When I arrive at the small cabin at the
edge of a 25-acre sugar woods outside Springhill, Nova Scotia, smoke is
billowing out of the chimney. Stepping inside, I breathe in the warm, sweet,
moist air and instantly crave a feed of pancakes.
Because syrup is boiling in the large,
stainless steel evaporator sitting in the middle of the small room.
Jack Simons greets me then grabs a homemade
tester (made from a soup can and a wire coat hanger) off the wall behind him. He
dips the tester into the small pan above the wood stove and brings it out
again, watching what happens as he drains the dark syrup back into the pan.
When the syrup sticks along the edge of the
can, it’s ready to be poured.
“I like to do it the old-fashioned way,”
Jack explains as he returns the homemade tester to its nail on the wall. The
modern way would involve a gauge in the pan that automatically detects the
perfect temperature.
Between tests, he takes me outside to show
me how a tree is tapped and explains the systems of lines that brings the sap
from all the trees down to one main line into the cabin where it ends up in a
75 gallon tub.
Since sap is mostly water, it takes 40
gallons of sap to make one gallon of syrup.
“That’s what takes the time, boiling the
water off,” says Jack who’d started boiling this batch of sap three hours
earlier. “But it’s better than the big pot over the bonfire.”
There is no television or radio in the cabin;
the only sounds are the hiss of water boiling, the snap of the wood fire, and the
drip of condensation into a large steel pot. Although Jack compares the waiting
like watching grass grow, it’s peaceful work, and genuinely productive.
Jack, who is 77, began making syrup for
family and friends in 2008 once he’d fully retired from the military, trucking,
and working in Noel Smith’s sugar woods. When his son, Justin, retires in a few
years, they plan to expand into a commercial maple syrup business.

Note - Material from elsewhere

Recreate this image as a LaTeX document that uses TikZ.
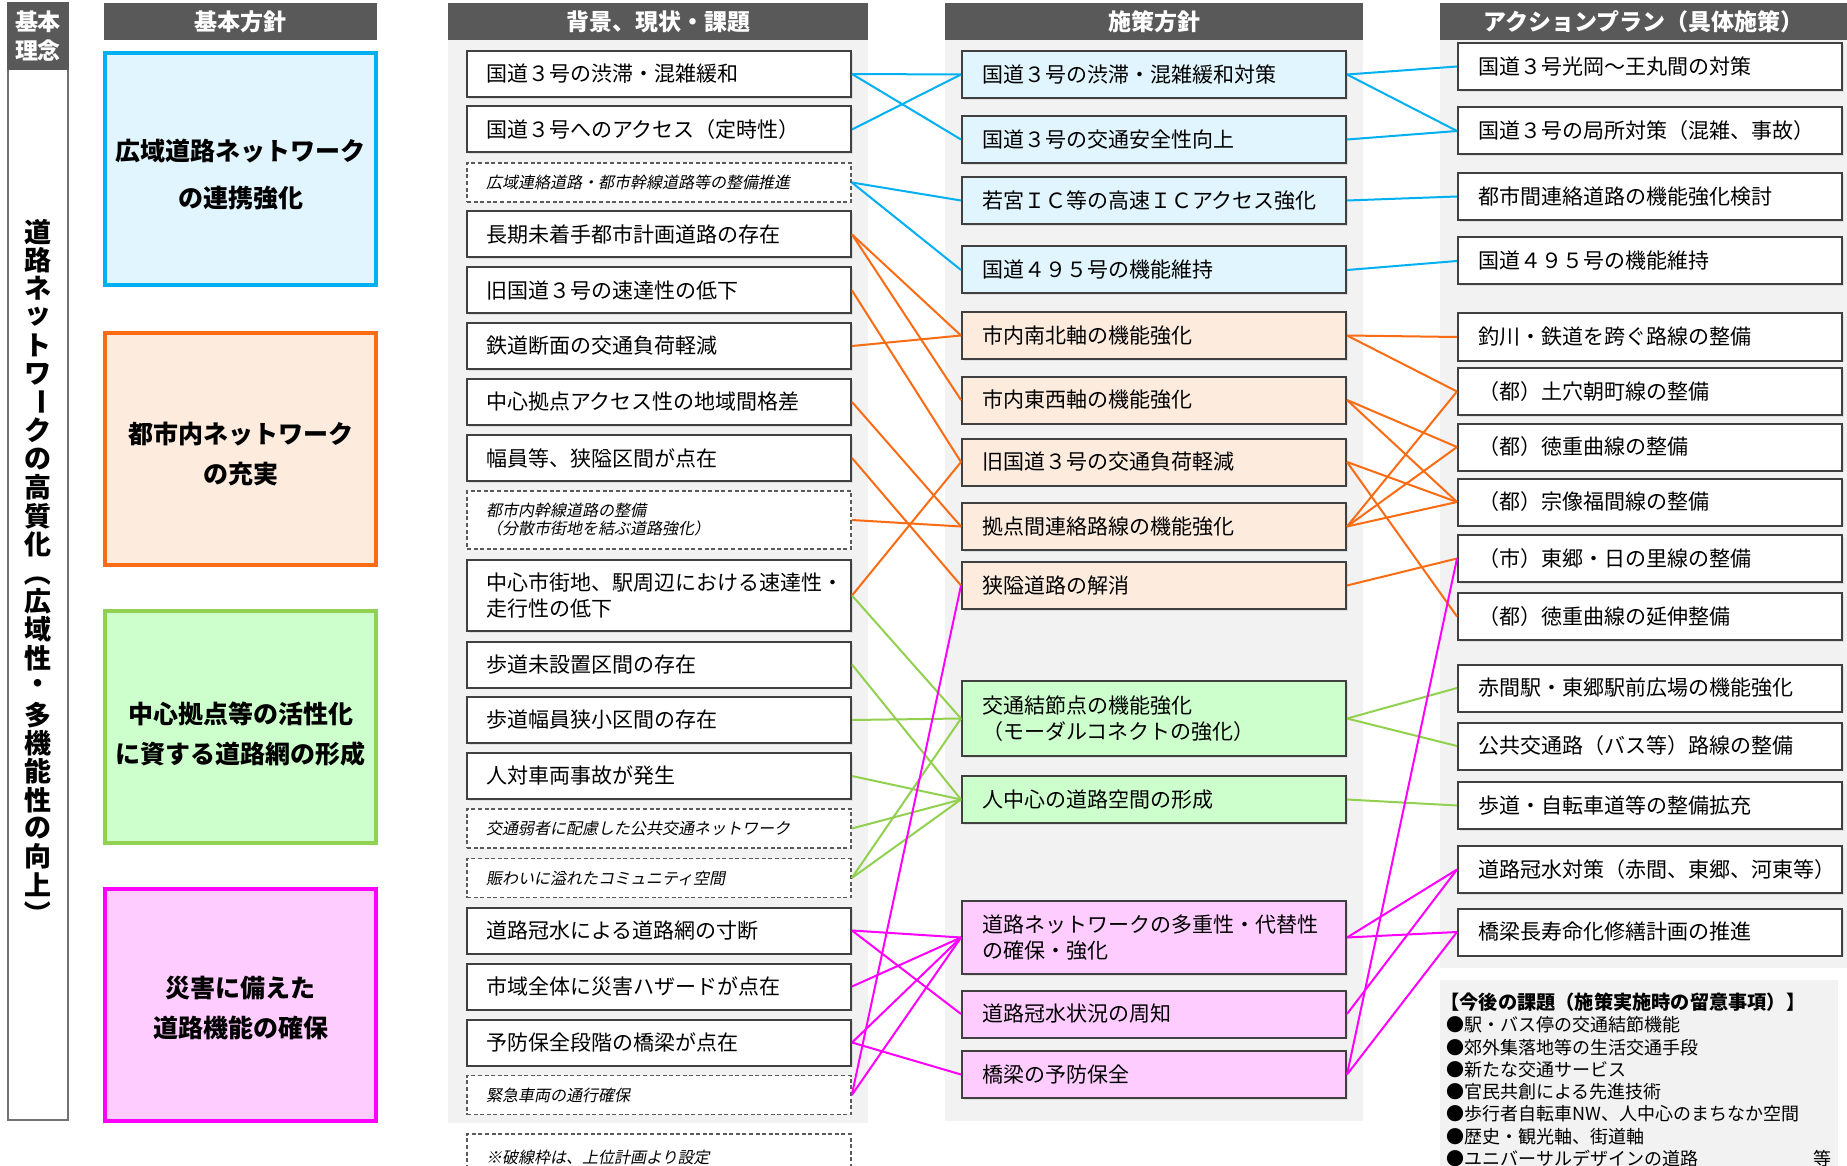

This is an early year for tapping up; Jack
says their first pour was March 1st. Last year, after the heavy
snows, their first pour was March 29.
As the syrup thickens, we stay inside. This
is not a process you can rush, or neglect. The fire needs stoking, the
thermometer needs checking. With each dip, the syrup runs off the can a little
stickier.
“Almost,” we say at the same time, and
laugh. We say it four times until Jack, finally, declares, “That’s it.”
He opens the spigot and rich, sweet syrup
flows through a filter into the waiting jug. After that pour has been filtered into
a larger container, Jack hands me a steel mug with a measure of syrup in the
bottom.
“It’s so dark,” I say.
“That’s because we tap white and red
maples,” he explains.
I tip the mug back and into my mouth flows a
taste that defies description but I realize one important fact: Sweet, pure,
freshly-made maple syrup is best served warm.